На главном гребне, там, где Масличная гора сходится с горой Скопус, немцы построили межевой комплекс — больницу Августы-Виктории. В Старом Городе, на земле, приобретенной вблизи Святой гробницы, Голгофы и Могилы Иисуса, была возведена немецкая лютеранская церковь Христа Спасителя. Немецкое присутствие в Иерусалиме было подчеркнуто визитом кайзера Вильгельма в конце столетия, прошедшем в обстановке ослепительной роскоши. Кайзер торжественно открыл землю, купленную немецкими католиками для будущего бенедиктинского аббатства на том месте на горе Сион, где, как гласит легенда, скончалась Мария.
Влияние немцев достигло вершины перед и во время Первой мировой войны, в которой они были союзниками турок. Комплекс Августы-Виктории они сделали своей штаб-квартирой, и город был наводнен немецкими военными и инженерами, прибывшими строить турецкую оборону.
В течение нескольких поколений предки графа Людвига фон Бокмана, продолжая традиционное германское присутствие, посылали младших сыновей в Иерусалим. Молодой Густав Бокман, офицер-подводник, остался в живых в Первой мировой войне, а после нее взял на себя семейные дела в Иерусалиме. Он поселился на вилле с садом, одном из самых красивых домов в немецкой колонии. В середине 1920-х гг. германская разведка вышла на Бокмана, чтобы создать небольшое подразделение для прикрытия шпионажа за британским мандатом и координации с прогерманскими элементами в соседних арабских странах. Используя в качестве прикрытия разного рода импортно-экспортные компании и Немецкий банк, Бокман показал себя знатоком в этом деле. Внешне Бокман выглядел респектабельным бизнесменом и опорой религиозной общины храмовников.
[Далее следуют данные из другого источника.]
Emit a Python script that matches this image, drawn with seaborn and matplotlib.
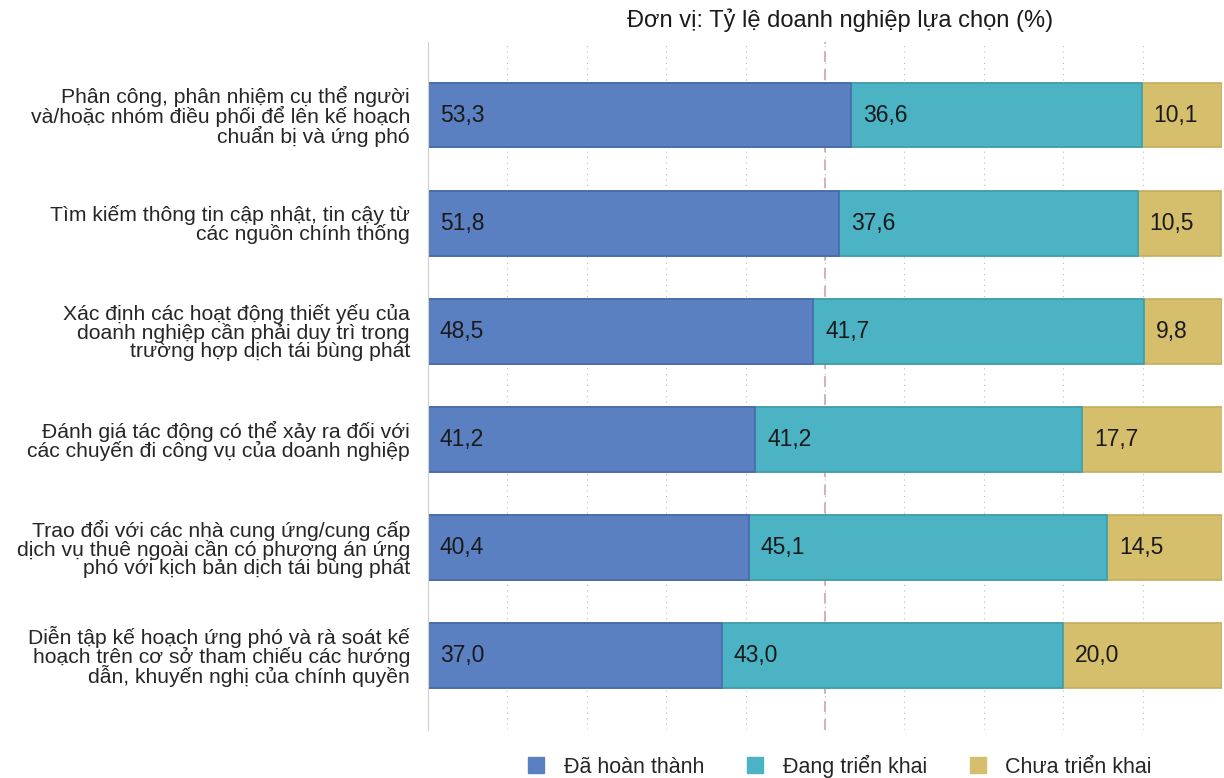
import matplotlib
matplotlib.use("Agg")
import matplotlib.pyplot as plt
import seaborn as sns
import pandas as pd
import numpy as np

categories = [
    "Phân công, phân nhiệm cụ thể người\nvà/hoặc nhóm điều phối để lên kế hoạch\nchuẩn bị và ứng phó",
    "Tìm kiếm thông tin cập nhật, tin cậy từ\ncác nguồn chính thống",
    "Xác định các hoạt động thiết yếu của\ndoanh nghiệp cần phải duy trì trong\ntrường hợp dịch tái bùng phát",
    "Đánh giá tác động có thể xảy ra đối với\ncác chuyến đi công vụ của doanh nghiệp",
    "Trao đổi với các nhà cung ứng/cung cấp\ndịch vụ thuê ngoài cần có phương án ứng\nphó với kịch bản dịch tái bùng phát",
    "Diễn tập kế hoạch ứng phó và rà soát kế\nhoạch trên cơ sở tham chiếu các hướng\ndẫn, khuyến nghị của chính quyền",
]
series_names = ["Đã hoàn thành", "Đang triển khai", "Chưa triển khai"]
done = [53.3, 51.8, 48.5, 41.2, 40.4, 37.0]
ongoing = [36.6, 37.6, 41.7, 41.2, 45.1, 43.0]
notyet = [10.1, 10.5, 9.8, 17.7, 14.5, 20.0]
title = "Đơn vị: Tỷ lệ doanh nghiệp lựa chọn (%)"

colors = ["#5b80c1", "#4bb3c4", "#d5bf6d"]
edges = ["#4a6aa8", "#3a9fb0", "#c4ad5c"]

sns.set_theme(style="white")
plt.rcParams['font.family'] = ['Liberation Sans', 'DejaVu Sans']

df = pd.DataFrame({"cat": categories, "done": done, "ongoing": ongoing, "notyet": notyet})
df["c1"] = df["done"]
df["c2"] = df["done"] + df["ongoing"]
df["c3"] = df["c2"] + df["notyet"]

fig = plt.figure(figsize=(12.24, 7.78), dpi=100)
ax = fig.add_axes([428/1224, 1-730/778, (1222-428)/1224, (730-42)/778])

for col, c, e in zip(["c3", "c2", "c1"], colors[::-1], edges[::-1]):
    sns.barplot(data=df, y="cat", x=col, orient="h", color=c, edgecolor=e,
                linewidth=1.2, width=0.6, ax=ax, saturation=1)

for i in range(len(categories)):
    starts = [0, done[i], done[i] + ongoing[i]]
    vals = [done[i], ongoing[i], notyet[i]]
    for s, v in zip(starts, vals):
        ax.text(s + 1.5, i, f"{v:.1f}".replace(".", ","), va="center", ha="left",
                fontsize=16.5, color="#1a1a1a")

ax.set_xlim(0, 100)
ax.set_ylim(5.69, -0.676)
ax.set_xticks(np.arange(0, 101, 10))
ax.xaxis.grid(True, linestyle=(0, (1, 4)), color="#bbbbbb", linewidth=0.8)
ax.set_axisbelow(True)
ax.axvline(50, color="#d8a8b4", linestyle=(0, (6, 4)), linewidth=1.3, zorder=0.5)
ax.set_xticklabels([])
ax.tick_params(axis="x", length=0)
ax.tick_params(axis="y", length=0, labelsize=15.2, pad=13)
for lbl in ax.get_yticklabels():
    lbl.set_linespacing(0.92)
ax.set_xlabel("")
ax.set_ylabel("")
for sp in ["top", "right", "bottom"]:
    ax.spines[sp].set_visible(False)
ax.spines["left"].set_color("#d0d0d0")
ax.spines["left"].set_linewidth(0.8)

fig.text(840/1224, 1-20/778, title, ha="center", va="center", fontsize=17, color="#1a1a1a")

from matplotlib.patches import Patch
handles = [Patch(facecolor=c, edgecolor=c) for c in colors]
fig.legend(handles, series_names, loc="center", bbox_to_anchor=(840/1224, 1-766/778),
           ncol=3, frameon=False, fontsize=15.5, handlelength=0.75, handleheight=0.75,
           columnspacing=2.0, handletextpad=0.9)

fig.savefig("out.png", dpi=100)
Когда в начале 1930-х Адольф Гитлер захватил власть, Бокман с легкостью примкнул к нацистам. В первый же год воцарения Гитлера стало ясно, что в Германии идет полным ходом тотальное притеснение евреев. К 1934–1935 гг. тысячи евреев оставили родину. И многие направились в Палестину.
Новая волна иммиграции вызвала яростную реакцию со стороны арабов, которыми снова верховодил иерусалимский муфтий. Хаджи Амин аль-Хуссейни, осужденный за устройство погромов и резни в 1929 г., был выпущен на свободу и новое десятилетие встретил восходящей звездой исламского мира. Организовав в Иерусалиме показную мусульманскую конференцию, он съездил в Индию, Иран и Афганистан, повсюду проповедуя ненависть к евреям.
Раз англичане проявили к нему деликатность, то муфтий теперь стал открыто их поносить. И находил поддержку везде, где были сильны антибританские настроения.